Во время праздника, устроенного в саду ал-Мадара’и в честь Ихшида, на берегу пруда перед эмиром были расстелены ковры, расставлены золотая и серебряная посуда и фигурки из камфары и амбры, певцы и певицы пели песни. Под конец ему подали два серебряных блюда: одно полное золотых, а другое серебряных монет, предназначавшихся для разбрасывания народу. Динары он велел поставить позади себя и разбросал одни лишь дирхемы. Когда он уходил, то все, на чем он сидел и что перед ним стояло, все, на чем он ел и из чего пил, отправили ему вслед на двух лошадях под золотыми седлами, убранными золотой сбруей [2488].
Отсутствию какого бы то ни было чувства собственной чести соответствовало ничтожное понятие о чести других. В 268/881 г. Ибн Тулун вынужден был покарать своего сына ‘Аббаса за поднятое им восстание.
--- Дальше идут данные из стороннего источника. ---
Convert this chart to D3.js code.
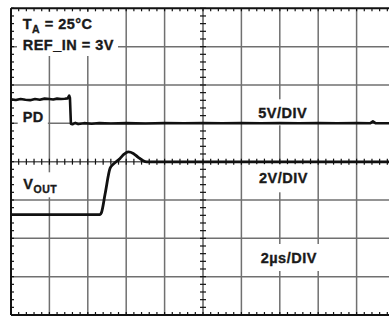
<!DOCTYPE html>
<html>
<head>
<meta charset="utf-8">
<script src="https://cdn.jsdelivr.net/npm/d3@7"></script>
<style>
  html, body { margin: 0; padding: 0; background: #fff; }
  svg { display: block; }
  text { font-family: "Liberation Sans", Arial, Helvetica, sans-serif; font-weight: bold; fill: #1a1a1a; stroke: #1a1a1a; stroke-width: 0.35px; }
</style>
</head>
<body>
<div id="chart"></div>
<script>
// ---- data ----
// horizontal: time in microseconds (2 µs/div, 10 divisions)
const timeDomain = [0, 20];
// vertical: screen divisions (8 divisions)
const divDomain = [0, 8];

// PD trace (5 V/div, 0 V at division 5)
const pdTime = [0, 0.25, 0.5, 0.75, 1.0, 1.25, 1.5, 1.75, 2.0, 2.2, 2.4, 2.6, 2.8, 2.95, 3.03, 3.07, 3.12, 3.2, 3.35, 3.5, 3.8, 4.2, 4.6, 5.2, 6, 7, 8, 9, 10, 11, 12, 13, 14, 15, 16, 17, 18, 18.7, 18.85, 19.0, 20];
const pdVolts = [3.12, 3.05, 3.18, 3.08, 3.02, 3.16, 3.08, 3.22, 3.18, 3.1, 3.22, 3.18, 3.2, 3.25, 3.62, 3.3, -0.05, -0.12, 0.05, -0.1, 0.02, -0.06, 0.03, -0.02, 0.02, -0.02, 0.02, 0.0, 0.03, 0.0, 0.02, 0.0, 0.02, 0.0, 0.02, 0.0, 0.02, 0.0, 0.25, 0.0, 0.02];
const pdZeroDiv = 5;
const pdVoltsPerDiv = 5;

// VOUT trace (2 V/div, 0 V reference at division 2.62)
const voutTime = [0, 4.64, 4.71, 4.9, 5.16, 5.33, 5.68, 5.89, 6.11, 6.37, 6.61, 6.89, 7.07, 20];
const voutVolts = [0, 0, 0.1, 1.07, 2.41, 2.63, 2.93, 3.15, 3.27, 3.19, 3.0, 2.8, 2.75, 2.75];
const voutZeroDiv = 2.62;
const voutVoltsPerDiv = 2;

// labels
const labelTexts = ["REF_IN = 3V", "PD", "5V/DIV", "2V/DIV", "2\u00B5s/DIV"];

// ---- drawing ----
const W = 389, H = 316;
const svg = d3.select("#chart").append("svg").attr("width", W).attr("height", H);
svg.append("rect").attr("width", W).attr("height", H).attr("fill", "#fff");

const x = d3.scaleLinear().domain(timeDomain).range([11, 395]);
const y = d3.scaleLinear().domain(divDomain).range([315, 8.3]);

const majorX = d3.range(0, 20.001, 2);
const majorY = d3.range(0, 8.001, 1);
const minorX = d3.range(0, 20.001, 0.4);
const minorY = d3.range(0, 8.001, 0.2);

const grid = svg.append("g");
grid.selectAll("line.vx").data(majorX.filter(d => d > 0 && d < 20 && d !== 10)).join("line")
  .attr("x1", d => x(d)).attr("x2", d => x(d)).attr("y1", y(8)).attr("y2", y(0))
  .attr("stroke", "#707070").attr("stroke-width", 1.5);
grid.selectAll("line.hy").data(majorY.filter(d => d > 0 && d < 8 && d !== 4)).join("line")
  .attr("x1", x(0)).attr("x2", x(20)).attr("y1", d => y(d)).attr("y2", d => y(d))
  .attr("stroke", "#707070").attr("stroke-width", 1.5);
// center axes
grid.append("line").attr("x1", x(10)).attr("x2", x(10)).attr("y1", y(8)).attr("y2", y(0))
  .attr("stroke", "#606060").attr("stroke-width", 1.5);
grid.append("line").attr("x1", x(0)).attr("x2", x(20)).attr("y1", y(4)).attr("y2", y(4))
  .attr("stroke", "#606060").attr("stroke-width", 1.5);

// ticks
const ticks = svg.append("g").attr("stroke", "#111").attr("stroke-width", 1.2);
const tl = 3;
minorX.forEach(t => {
  ticks.append("line").attr("x1", x(t)).attr("x2", x(t)).attr("y1", y(8)).attr("y2", y(8) + tl);
  ticks.append("line").attr("x1", x(t)).attr("x2", x(t)).attr("y1", y(0)).attr("y2", y(0) - tl);
  ticks.append("line").attr("x1", x(t)).attr("x2", x(t)).attr("y1", y(4) - tl).attr("y2", y(4) + tl);
});
minorY.forEach(v => {
  ticks.append("line").attr("x1", x(0)).attr("x2", x(0) + tl).attr("y1", y(v)).attr("y2", y(v));
  ticks.append("line").attr("x1", x(10) - tl).attr("x2", x(10) + tl).attr("y1", y(v)).attr("y2", y(v));
});

// border
svg.append("line").attr("x1", x(0)).attr("x2", W).attr("y1", y(8)).attr("y2", y(8)).attr("stroke", "#111").attr("stroke-width", 2);
svg.append("line").attr("x1", x(0)).attr("x2", W).attr("y1", y(0)).attr("y2", y(0)).attr("stroke", "#111").attr("stroke-width", 2);
svg.append("line").attr("x1", x(0)).attr("x2", x(0)).attr("y1", y(8)).attr("y2", y(0)).attr("stroke", "#111").attr("stroke-width", 2);

// labels with white boxes
const lab = svg.append("g");
function label(parts, lx, ly, pad) {
  const g = lab.append("g");
  const r = g.append("rect").attr("fill", "#fff");
  const t = g.append("text").attr("x", lx).attr("y", ly).style("font-size", "14.5px").style("letter-spacing", "0.5px");
  parts.forEach(p => {
    const s = t.append("tspan").text(p.t);
    if (p.sub) s.attr("dy", 4).style("font-size", "10.5px");
    if (p.up) s.attr("dy", -4);
  });
  const b = t.node().getBBox();
  r.attr("x", b.x - pad[0]).attr("y", b.y - pad[1]).attr("width", b.width + pad[0] + pad[2]).attr("height", b.height + pad[1] + pad[3]).attr("stroke", "none");
  return g;
}
// T_A / REF_IN block
{
  const g = lab.append("g");
  g.append("rect").attr("x", 17).attr("y", 12).attr("width", 101).attr("height", 44).attr("fill", "#fff");
  const t1 = g.append("text").attr("x", 22.7).attr("y", 29.3).style("font-size", "14.5px").style("letter-spacing", "0.5px");
  t1.append("tspan").text("T");
  t1.append("tspan").text("A").attr("dy", 4).style("font-size", "10.5px");
  t1.append("tspan").text(" = 25\u00B0C").attr("dy", -4);
  g.append("text").attr("x", 22.7).attr("y", 49.5).style("font-size", "14.5px").style("letter-spacing", "0.5px").text(labelTexts[0]);
}
label([{t: labelTexts[1]}], 22.7, 121.7, [5, 4, 4, 3]);
label([{t: labelTexts[2]}], 258.3, 118.3, [5, 6, 5, 4]);
label([{t: "V"}, {t: "OUT", sub: true}], 23.3, 189.3, [5, 4, 4, 2]);
label([{t: labelTexts[3]}], 259, 183.3, [5, 6, 5, 6]);
label([{t: labelTexts[4]}], 260.7, 263, [5, 6, 5, 5]);

// traces
const line = d3.line().x(d => x(d[0])).y(d => y(d[1]));
const pdPts = pdTime.map((t, i) => [t, pdZeroDiv + pdVolts[i] / pdVoltsPerDiv]);
const voutPts = voutTime.map((t, i) => [t, voutZeroDiv + voutVolts[i] / voutVoltsPerDiv]);
svg.append("path").attr("d", line(pdPts)).attr("fill", "none").attr("stroke", "#111").attr("stroke-width", 2.6).attr("stroke-linejoin", "round");
svg.append("path").attr("d", line.curve(d3.curveMonotoneX)(voutPts)).attr("fill", "none").attr("stroke", "#111").attr("stroke-width", 2.8).attr("stroke-linejoin", "round");
</script>
</body>
</html>
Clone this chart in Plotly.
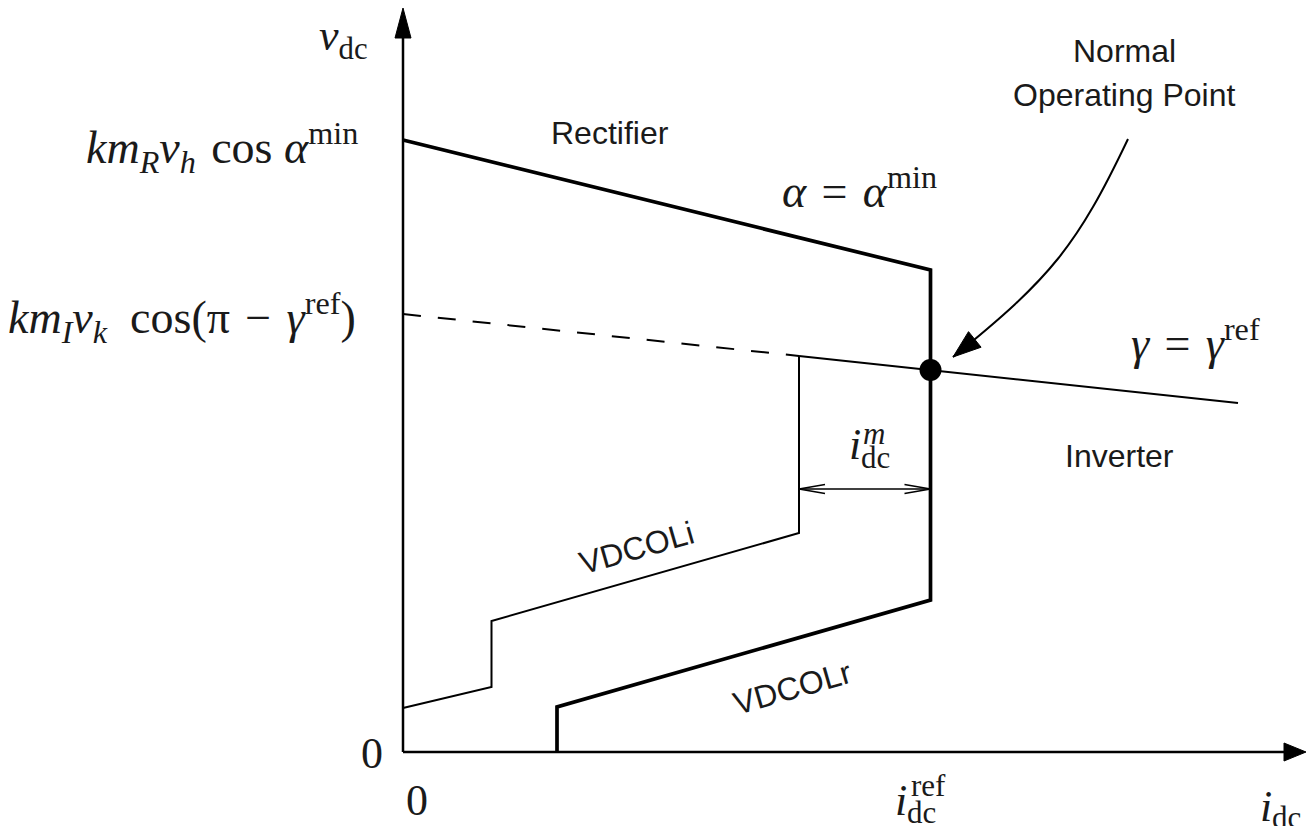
import numpy as np
import plotly.graph_objects as go

# ---------------- data (i_dc horizontal, v_dc vertical, arbitrary units) ----------------
rect_i = [0.0, 5.275, 5.275, 1.54, 1.54]          # alpha = alpha_min, current ctrl, VDCOLr
rect_v = [6.12, 4.82, 1.52, 0.45, 0.0]
inv_dash_i = [0.0, 3.96]                          # gamma = gamma_ref (extension)
inv_dash_v = [4.38, 3.96]
inv_i = [3.96, 8.35]                              # gamma = gamma_ref
inv_v = [3.96, 3.49]
vdcoli_i = [0.0, 0.885, 0.885, 3.96, 3.96]        # VDCOLi
vdcoli_v = [0.44, 0.65, 1.31, 2.19, 3.96]
op_i = [5.275]                                    # normal operating point
op_v = [3.82]
margin_i = [3.96, 5.275]                          # current margin i_dc^m
margin_v = [2.63, 2.63]
pointer_i = [7.25, 6.74, 6.48, 5.50]              # curved pointer (cubic Bezier)
pointer_v = [6.13, 5.06, 4.74, 3.95]
i_axis_max = 9.03
v_axis_max = 7.44

# ---------------- figure geometry ----------------
W, H = 1306, 826
X0, Y0 = -4.03, -0.74          # data coords of lower-left corner
XR = [X0, X0 + W / 100]
YR = [Y0, Y0 + H / 100]

fig = go.Figure()
BLK = "#000000"


def line(x, y, w, dash="solid"):
    fig.add_trace(go.Scatter(x=x, y=y, mode="lines", line=dict(color=BLK, width=w, dash=dash),
                             hoverinfo="skip", cliponaxis=False))


def tri(tip, direction, length, half):
    d = np.array(direction, float)
    d /= np.linalg.norm(d)
    p = np.array([-d[1], d[0]])
    t = np.array(tip, float)
    b = t - d * length
    pts = [t, b + p * half, b - p * half, t]
    fig.add_trace(go.Scatter(x=[q[0] for q in pts], y=[q[1] for q in pts], mode="lines",
                             fill="toself", fillcolor=BLK, line=dict(color=BLK, width=1),
                             hoverinfo="skip", cliponaxis=False))


def chevron(tip, direction, length, half, w):
    d = np.array(direction, float)
    d /= np.linalg.norm(d)
    p = np.array([-d[1], d[0]])
    t = np.array(tip, float)
    b = t - d * length
    a1, a2 = b + p * half, b - p * half
    line([a1[0], t[0], a2[0]], [a1[1], t[1], a2[1]], w)


# axes with arrows
line([0, 0], [0, v_axis_max - 0.28], 2.5)
tri((0, v_axis_max), (0, 1), 0.30, 0.08)
line([0, i_axis_max - 0.2], [0, 0], 2.5)
tri((i_axis_max, 0), (1, 0), 0.22, 0.09)

# characteristics
line(inv_dash_i, inv_dash_v, 2, dash="18px,17px")
line(inv_i, inv_v, 2)
line(vdcoli_i, vdcoli_v, 2)
line(rect_i, rect_v, 3.7)

# current margin double arrow
line(margin_i, margin_v, 1.6)
chevron((margin_i[0], margin_v[0]), (-1, 0), 0.26, 0.045, 1.6)
chevron((margin_i[1], margin_v[1]), (1, 0), 0.26, 0.045, 1.6)

# operating point
fig.add_trace(go.Scatter(x=op_i, y=op_v, mode="markers",
                         marker=dict(color=BLK, size=22, line=dict(width=0)),
                         hoverinfo="skip", cliponaxis=False))

# curved pointer
path = "M {},{} C {},{} {},{} {},{}".format(pointer_i[0], pointer_v[0], pointer_i[1], pointer_v[1],
                                             pointer_i[2], pointer_v[2], pointer_i[3], pointer_v[3])
fig.add_shape(type="path", path=path, xref="x", yref="y", line=dict(color=BLK, width=2))
tri((pointer_i[3], pointer_v[3]), (pointer_i[3] - pointer_i[2], pointer_v[3] - pointer_v[2]), 0.28, 0.10)

# ---------------- labels ----------------
SERIF = "Liberation Serif"
SANS = "Liberation Sans"
TXT = "#1a1a1a"
MS3 = "\u2004"  # three-per-em space
ES = "\u2002"   # en space


def px2d(xp, yp):
    return X0 + xp / 100, Y0 + (H - yp) / 100


def ann(text, xp, yp, size, fam, xa="center", ya="middle", angle=0):
    x, y = px2d(xp, yp)
    fig.add_annotation(x=x, y=y, xref="x", yref="y", text=text, showarrow=False,
                       xanchor=xa, yanchor=ya, textangle=angle,
                       font=dict(family=fam, size=size, color=TXT))


MS = 46
SUB = 31
ann("<i>v</i><sub>dc</sub>", 343, 38, 44, SERIF)
ann("<i>km</i><sub><i>R</i></sub><i>v</i><sub><i>h</i></sub>" + MS3 + "cos <i>α</i><sup>min</sup>",
    360, 147, MS, SERIF, xa="right")
ann("<i>km</i><sub><i>I</i></sub><i>v</i><sub><i>k</i></sub>" + ES + "cos(π" + MS3 + "−" + MS3
    + "<i>γ</i><sup>ref</sup>)", 358, 317, MS, SERIF, xa="right")
ann("0", 372, 753, 44, SERIF)
ann("0", 417, 800, 44, SERIF)
# i_dc^ref
ann("<i>i</i>", 893, 800, 44, SERIF, xa="left")
ann("dc", 905, 812, SUB, SERIF, xa="left")
ann("ref", 909, 785, SUB, SERIF, xa="left")
# i_dc (axis)
ann("<i>i</i>", 1258, 806, 44, SERIF, xa="left")
ann("dc", 1270, 817, SUB, SERIF, xa="left")
# i_dc^m
ann("<i>i</i>", 847, 444, 44, SERIF, xa="left")
ann("dc", 859, 457, SUB, SERIF, xa="left")
ann("<i>m</i>", 861, 433, SUB, SERIF, xa="left")

ann("<i>α</i>" + MS3 + "=" + MS3 + "<i>α</i><sup>min</sup>", 780, 188, MS, SERIF, xa="left")
ann("<i>γ</i>" + MS3 + "=" + MS3 + "<i>γ</i><sup>ref</sup>", 1129, 340, MS, SERIF, xa="left")

SS = 32
ann("Rectifier", 610, 133, SS, SANS)
ann("Inverter", 1119, 456, SS, SANS)
ann("Normal", 1124, 51, SS, SANS)
ann("Operating Point", 1124, 95, SS, SANS)
ann("VDCOLi", 636, 548, SS, SANS, angle=-16)
ann("VDCOLr", 792, 688, SS, SANS, angle=-16)

fig.update_layout(
    width=W, height=H, autosize=False,
    margin=dict(l=0, r=0, t=0, b=0),
    paper_bgcolor="white", plot_bgcolor="white",
    showlegend=False,
    xaxis=dict(range=XR, visible=False, fixedrange=True),
    yaxis=dict(range=YR, visible=False, fixedrange=True),
)

fig.write_html("out.html", config={"displayModeBar": False},
               post_script="document.body.style.margin='0px';document.body.style.overflow='hidden';")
Был сооружен высокий эшафот, где на высоком сидении помещался сам эмир, а перед ним — его сын, в полосатом кафтане, с повязкой на голове, в туфлях и в руке — обнаженный меч. Против него были выстроены в ряд его друзья, его пособники во время восстания, попавшие теперь в плен. И наследник эмира должен был сам отсекать им руки и ноги, а тела их сбрасывали с эшафота [2489].